Stefano Cappa, Scuola Universitaria Superiore IUSS Pavia, Le malattie della memoria
La memoria non è una funzione unitaria, ma un insieme di strumenti differenti, che consentono di far fronte in modo articolato alla necessità biologica di registrare l’esperienza. Il sistema di memoria più complesso, forse patrimonio esclusivo della nostra specie, è la memoria episodica, responsabile della capacità di registrare, immagazzinare e recuperare quelle informazioni che sono caratterizzate da precise coordinate: dove, quando, con chi. Ricordare è un processo di ricostruzione, che dipende da molte regioni cerebrali. Un ruolo centrale è svolto dalla parte profonda dei lobi temporali, che contiene il sistema dell’ippocampo Il famoso paziente Henry Molaison, deceduto qualche anno fa, venne sottoposto ad asportazione bilaterale di questa parte del cervello, le cui funzioni erano allora poco conosciute, per trattare una forma incoercibile di epilessia, e divenne completamente amnesico, ovvero non era più in grado di formare memorie episodiche. Se sono coinvolte altre aree, come i lobi frontali, in seguito ad esempio di un trauma cranico o di un ictus, compaiono difficoltà nella precisa collocazione spaziale o temporale delle informazioni, ed i soggetti possono diventare “confusi”. Sono proprio queste aree del cervello ad andare incontro per prime a modificazioni nell’invecchiamento normale e nelle più comuni malattie della memoria, quali la malattia di Alzheimer e la demenza vascolare.
Lina Bolzoni, Scuola Normale Superiore, Pisa, I teatri della memoria
Proprio oggi, nell’età di Internet e del trionfo delle immagini, siamo in grado di capire meglio la tradizione secolare dell’arte della memoria, che raggiunge nel Rinascimento le sue espressioni più spettacolari. Come succede ad esempio nel teatro della memoria di Giulio Camillo, un personaggio eccentrico, disprezzato come ciarlatano e esaltato come uomo divino. Camillo insegue per tutta la vita il suo sogno: un teatro della memoria capace di contenere tutto il sapere, una mente artificiale, che lega insieme memoria e invenzione. A secoli di distanza, nel Novecento, un sogno analogo rinasce fra emigrati negli Stati Uniti, come nel Palazzo enciclopedico di Marino Auriti, o nelle fantastiche cattedrali di Achilles Rizzoli, che rappresentano l’interiorità delle persone amate.

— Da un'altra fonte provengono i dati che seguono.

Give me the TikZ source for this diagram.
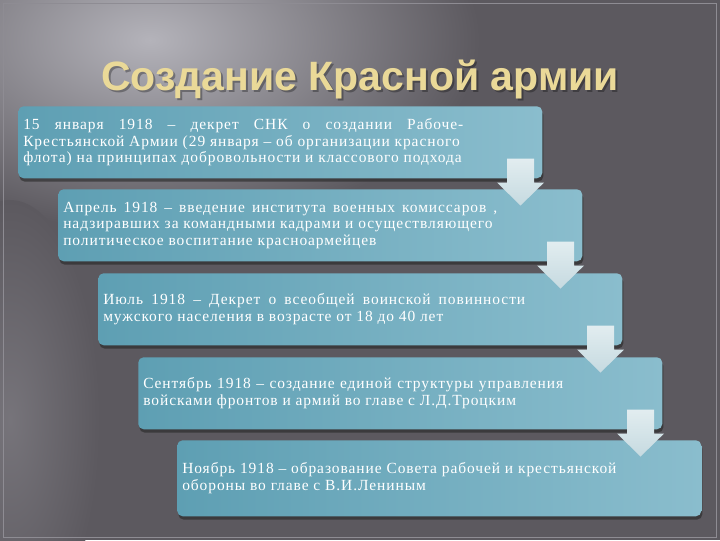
\documentclass[tikz,border=0pt]{standalone}
\usepackage{fontspec}
\setmainfont{Liberation Serif}
\newfontfamily\bodyfont[LetterSpace=6]{Liberation Serif}
\newfontfamily\titlefont{Liberation Sans}
\usetikzlibrary{shadows,calc}
\definecolor{bgbase}{HTML}{5C595F}
\definecolor{bglight}{HTML}{B4B3BA}
\definecolor{framecol}{HTML}{8E8C93}
\definecolor{boxL}{HTML}{5E9FB3}
\definecolor{boxM}{HTML}{A6CEDA}
\definecolor{boxR}{HTML}{8ABDCD}
\definecolor{arrTop}{HTML}{E2EDF0}
\definecolor{arrBot}{HTML}{C6DAE0}
\definecolor{titlecol}{HTML}{EAD998}
\newcommand\jl[2]{\makebox[#1][s]{#2}}
\newcommand\blkarrow[1]{%
  \shade[top color=arrTop, bottom color=arrBot]
    ($(#1.south east)+(-35.5,-20)$) -- ($(#1.south east)+(-8.5,-20)$) --
    ($(#1.south east)+(-8.5,4)$) -- ($(#1.south east)+(1.5,4)$) --
    ($(#1.south east)+(-22,27)$) -- ($(#1.south east)+(-45.5,4)$) --
    ($(#1.south east)+(-35.5,4)$) -- cycle;}
\begin{document}
\begin{tikzpicture}[x=0.75pt,y=-0.75pt,
  stepbox/.style={rectangle, rounded corners=4pt, inner sep=0pt, anchor=north west,
    left color=boxL, middle color=boxM, right color=boxR,
    drop shadow={shadow xshift=0.8pt, shadow yshift=-2.5pt, opacity=0.6, fill=black!85},
    minimum width=393pt, minimum height=54pt},
  bodytext/.style={anchor=west, inner sep=0pt, align=left, text=white,
    font=\bodyfont\fontsize{11.6pt}{12.4pt}\selectfont},
  titletext/.style={anchor=base, inner sep=0pt,
    font=\titlefont\bfseries\fontsize{30.75pt}{34pt}\selectfont}]
\useasboundingbox (0,0) rectangle (720,540);
\begin{scope}
  \clip (0,0) rectangle (720,540);
  \fill[bgbase] (0,0) rectangle (720,540);
  \shade[inner color=bglight, outer color=bgbase] (150,40) ellipse (330 and 190);
  \shade[inner color=bgbase!70!bglight, outer color=bgbase] (10,420) ellipse (90 and 220);
\end{scope}
\draw[framecol, line width=0.75pt] (3,3) rectangle (716,537);

\node[titletext, text=black, opacity=0.3] (titleshadow) at (362,92) {Создание Красной армии};
\node[titletext, text=titlecol] (title) at (360,90) {Создание Красной армии};

\node[stepbox] (b1) at (18,106) {};
\node[stepbox] (b2) at (58,189) {};
\node[stepbox] (b3) at (98,273) {};
\node[stepbox] (b4) at (138,357) {};
\node[stepbox, minimum height=57pt] (b5) at (177,440) {};

\node[bodytext] (t1) at ($(b1.west)+(5,0)$) {\jl{330pt}{15 января 1918 – декрет СНК о создании Рабоче-}\\
Крестьянской Армии (29 января – об организации красного\\
флота) на принципах добровольности и классового подхода};
\node[bodytext] (t2) at ($(b2.west)+(5,0)$) {\jl{325.5pt}{Апрель 1918 – введение института военных комиссаров ,}\\
надзиравших за командными кадрами и осуществляющего\\
политическое воспитание красноармейцев};
\node[bodytext] (t3) at ($(b3.west)+(5,0)$) {\jl{316.5pt}{Июль 1918 – Декрет о всеобщей воинской повинности}\\
мужского населения в возрасте от 18 до 40 лет};
\node[bodytext] (t4) at ($(b4.west)+(5,0)$) {\jl{315pt}{Сентябрь 1918 – создание единой структуры управления}\\
войсками фронтов и армий во главе с Л.Д.Троцким};
\node[bodytext] (t5) at ($(b5.west)+(5,0)$) {Ноябрь 1918 – образование Совета рабочей и крестьянской\\
обороны во главе с В.И.Лениным};

\blkarrow{b1}
\blkarrow{b2}
\blkarrow{b3}
\blkarrow{b4}
\end{tikzpicture}
\end{document}
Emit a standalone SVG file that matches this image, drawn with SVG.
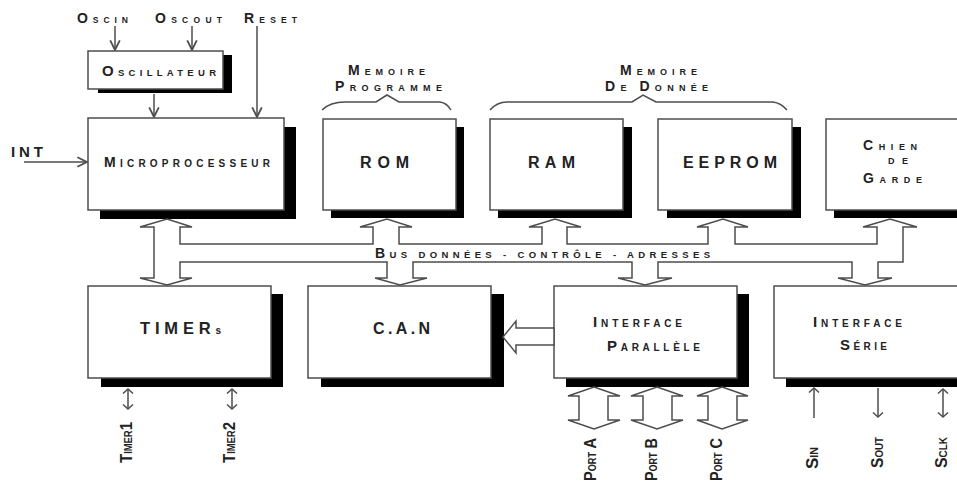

Michele Di Francesco, Scuola Universitaria Superiore IUSS Pavia, Memoria e identità personale
Che cosa rende un dato individuo lo stesso al variare del tempo? Che cosa mi permette di considerare azioni e pensieri del passato come le mie azioni? Queste domande caratterizzano dal principio la filosofia moderna, con la sua enfasi su individualità e responsabilità, e conducono ad affrontare la questione del rapporto tra memoria e identità personale. Da Locke a Leibnitz, da David Hume al filosofo contemporaneo Daniel Dennett innumerevoli pensatori hanno proposto le proprie audaci congetture. Oggi questo tema è arricchito dagli straordinari sviluppi di delle scienze della mente e del cervello – che offrono lo spunto di una rivisitazione delle principali teorie filosofiche sull’origine del sé e dell’identità personale.